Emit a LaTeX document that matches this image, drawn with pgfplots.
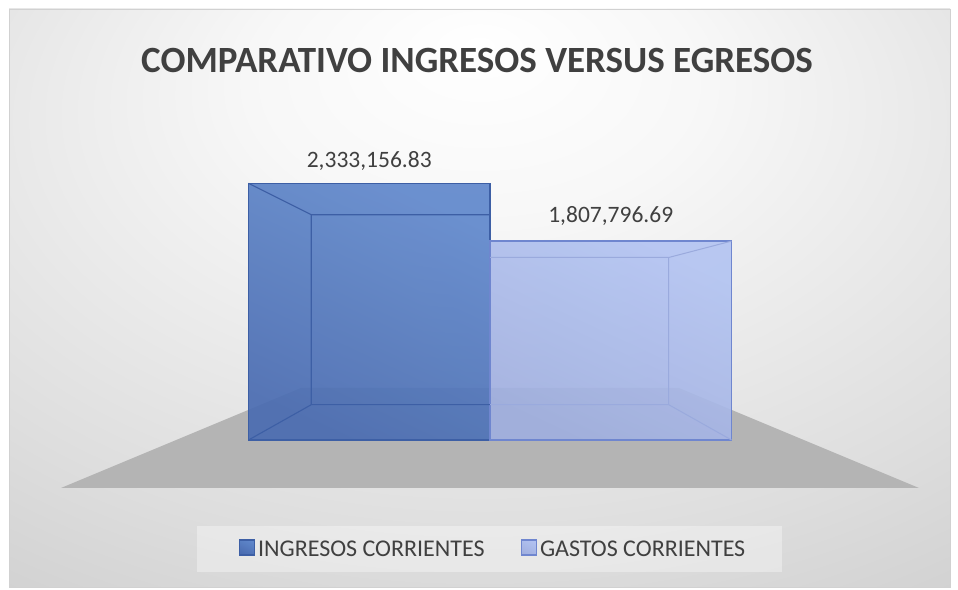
\documentclass[border=0pt]{standalone}
\usepackage{fontspec}
\setmainfont{Carlito}
\usepackage{pgfplots}
\pgfplotsset{compat=1.18}

\definecolor{titlegray}{HTML}{404040}
\definecolor{ingA}{HTML}{4A6CB1}
\definecolor{ingB}{HTML}{6088CC}
\definecolor{ingEdge}{HTML}{3D5FA5}
\definecolor{gasA}{HTML}{A0AFE0}
\definecolor{gasB}{HTML}{B2C3F2}
\definecolor{gasEdge}{HTML}{6F86CF}
\definecolor{floorgray}{HTML}{B4B4B4}

\pgfdeclareradialshading{bgshade}{\pgfpoint{0bp}{22bp}}{%
  color(0bp)=(white); color(12bp)=(white!97!black);
  color(34bp)=(black!13); color(50bp)=(black!21); color(80bp)=(black!25)}

\begin{document}
\begin{tikzpicture}
\path[use as bounding box] (0,0) rectangle (958bp,590bp);
% chart area
\shade[shading=bgshade, draw=black!18, line width=0.6bp] (9bp,3bp) rectangle (950bp,581bp);
% floor
\fill[floorgray] (61bp,102bp) -- (919bp,102bp) -- (679bp,202bp) -- (301bp,202bp) -- cycle;
% legend box
\fill[white, fill opacity=0.35] (197bp,18bp) rectangle (782bp,64bp);
% title
\node[anchor=base, text=titlegray, font=\fontsize{37bp}{42bp}\selectfont\bfseries]
  at (477bp,517bp) {COMPARATIVO INGRESOS VERSUS EGRESOS};

\begin{axis}[
    at={(0,0)}, anchor=south west,
    width=958bp, height=590bp, scale only axis,
    xmin=-1.5290, xmax=2.4379,
    ymin=-1363350, ymax=3999160,
    axis lines=none, ticks=none,
    clip=false,
    ybar, bar width=1, bar shift=0pt,
    legend columns=2,
    legend style={at={(rel axis cs:0.5151,0.0695)}, anchor=center,
        draw=none, fill=none, text=titlegray,
        font=\fontsize{24bp}{27bp}\selectfont,
        /tikz/every even column/.append style={column sep=33bp},
        nodes={inner xsep=3bp}},
    every node near coord/.append style={text=titlegray, anchor=base,
        font=\fontsize{23.5bp}{27bp}\selectfont},
]
\addplot[draw=ingEdge, line width=1.4bp, bottom color=ingA, top color=ingB,
    shading angle=-25, fill opacity=0.92,
    nodes near coords={2,333,156.83},
    every node near coord/.append style={yshift=16bp, fill opacity=1},
    legend image code/.code={\draw[draw=ingEdge, fill=ingA, line width=1.4bp]
        (0bp,-6bp) rectangle (15bp,9bp);}]
  coordinates {(0,2333156.83)};
\addlegendentry{INGRESOS CORRIENTES}
\addplot[draw=gasEdge, line width=1.4bp, bottom color=gasA, top color=gasB,
    shading angle=-25, fill opacity=0.9,
    nodes near coords={1,807,796.69},
    every node near coord/.append style={yshift=18.5bp, fill opacity=1},
    legend image code/.code={\draw[draw=gasEdge, fill=gasA, line width=1.4bp]
        (0bp,-6bp) rectangle (15bp,9bp);}]
  coordinates {(1,1807796.69)};
\addlegendentry{GASTOS CORRIENTES}

% perspective edges of the two boxes
\draw[ingEdge, line width=1.1bp]
  (axis cs:-0.5,0) -- (axis cs:-0.24,321022) -- (axis cs:-0.24,2047558) -- (axis cs:-0.5,2333156.83)
  (axis cs:-0.24,2047558) -- (axis cs:0.5,2047558)
  (axis cs:-0.24,321022) -- (axis cs:0.5,321022);
\draw[gasEdge!70, line width=1bp]
  (axis cs:1.5,0) -- (axis cs:1.24,321022) -- (axis cs:1.24,1658792) -- (axis cs:1.5,1807796.69)
  (axis cs:1.24,1658792) -- (axis cs:0.5,1658792)
  (axis cs:1.24,321022) -- (axis cs:0.5,321022);
\end{axis}
\end{tikzpicture}
\end{document}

_ _ _ _ _

▶ TASK DESCRIPTION:
All the lines above are to be given again exactly as they read, with the pictures removed.

▶ FULL OUTPUT:
Emit a LaTeX document that matches this image, drawn with pgfplots.
\documentclass[border=0pt]{standalone}
\usepackage{fontspec}
\setmainfont{Carlito}
\usepackage{pgfplots}
\pgfplotsset{compat=1.18}

\definecolor{titlegray}{HTML}{404040}
\definecolor{ingA}{HTML}{4A6CB1}
\definecolor{ingB}{HTML}{6088CC}
\definecolor{ingEdge}{HTML}{3D5FA5}
\definecolor{gasA}{HTML}{A0AFE0}
\definecolor{gasB}{HTML}{B2C3F2}
\definecolor{gasEdge}{HTML}{6F86CF}
\definecolor{floorgray}{HTML}{B4B4B4}

\pgfdeclareradialshading{bgshade}{\pgfpoint{0bp}{22bp}}{%
  color(0bp)=(white); color(12bp)=(white!97!black);
  color(34bp)=(black!13); color(50bp)=(black!21); color(80bp)=(black!25)}

\begin{document}
\begin{tikzpicture}
\path[use as bounding box] (0,0) rectangle (958bp,590bp);
% chart area
\shade[shading=bgshade, draw=black!18, line width=0.6bp] (9bp,3bp) rectangle (950bp,581bp);
% floor
\fill[floorgray] (61bp,102bp) -- (919bp,102bp) -- (679bp,202bp) -- (301bp,202bp) -- cycle;
% legend box
\fill[white, fill opacity=0.35] (197bp,18bp) rectangle (782bp,64bp);
% title
\node[anchor=base, text=titlegray, font=\fontsize{37bp}{42bp}\selectfont\bfseries]
  at (477bp,517bp) {COMPARATIVO INGRESOS VERSUS EGRESOS};

\begin{axis}[
    at={(0,0)}, anchor=south west,
    width=958bp, height=590bp, scale only axis,
    xmin=-1.5290, xmax=2.4379,
    ymin=-1363350, ymax=3999160,
    axis lines=none, ticks=none,
    clip=false,
    ybar, bar width=1, bar shift=0pt,
    legend columns=2,
    legend style={at={(rel axis cs:0.5151,0.0695)}, anchor=center,
        draw=none, fill=none, text=titlegray,
        font=\fontsize{24bp}{27bp}\selectfont,
        /tikz/every even column/.append style={column sep=33bp},
        nodes={inner xsep=3bp}},
    every node near coord/.append style={text=titlegray, anchor=base,
        font=\fontsize{23.5bp}{27bp}\selectfont},
]
\addplot[draw=ingEdge, line width=1.4bp, bottom color=ingA, top color=ingB,
    shading angle=-25, fill opacity=0.92,
    nodes near coords={2,333,156.83},
    every node near coord/.append style={yshift=16bp, fill opacity=1},
    legend image code/.code={\draw[draw=ingEdge, fill=ingA, line width=1.4bp]
        (0bp,-6bp) rectangle (15bp,9bp);}]
  coordinates {(0,2333156.83)};
\addlegendentry{INGRESOS CORRIENTES}
\addplot[draw=gasEdge, line width=1.4bp, bottom color=gasA, top color=gasB,
    shading angle=-25, fill opacity=0.9,
    nodes near coords={1,807,796.69},
    every node near coord/.append style={yshift=18.5bp, fill opacity=1},
    legend image code/.code={\draw[draw=gasEdge, fill=gasA, line width=1.4bp]
        (0bp,-6bp) rectangle (15bp,9bp);}]
  coordinates {(1,1807796.69)};
\addlegendentry{GASTOS CORRIENTES}

% perspective edges of the two boxes
\draw[ingEdge, line width=1.1bp]
  (axis cs:-0.5,0) -- (axis cs:-0.24,321022) -- (axis cs:-0.24,2047558) -- (axis cs:-0.5,2333156.83)
  (axis cs:-0.24,2047558) -- (axis cs:0.5,2047558)
  (axis cs:-0.24,321022) -- (axis cs:0.5,321022);
\draw[gasEdge!70, line width=1bp]
  (axis cs:1.5,0) -- (axis cs:1.24,321022) -- (axis cs:1.24,1658792) -- (axis cs:1.5,1807796.69)
  (axis cs:1.24,1658792) -- (axis cs:0.5,1658792)
  (axis cs:1.24,321022) -- (axis cs:0.5,321022);
\end{axis}
\end{tikzpicture}
\end{document}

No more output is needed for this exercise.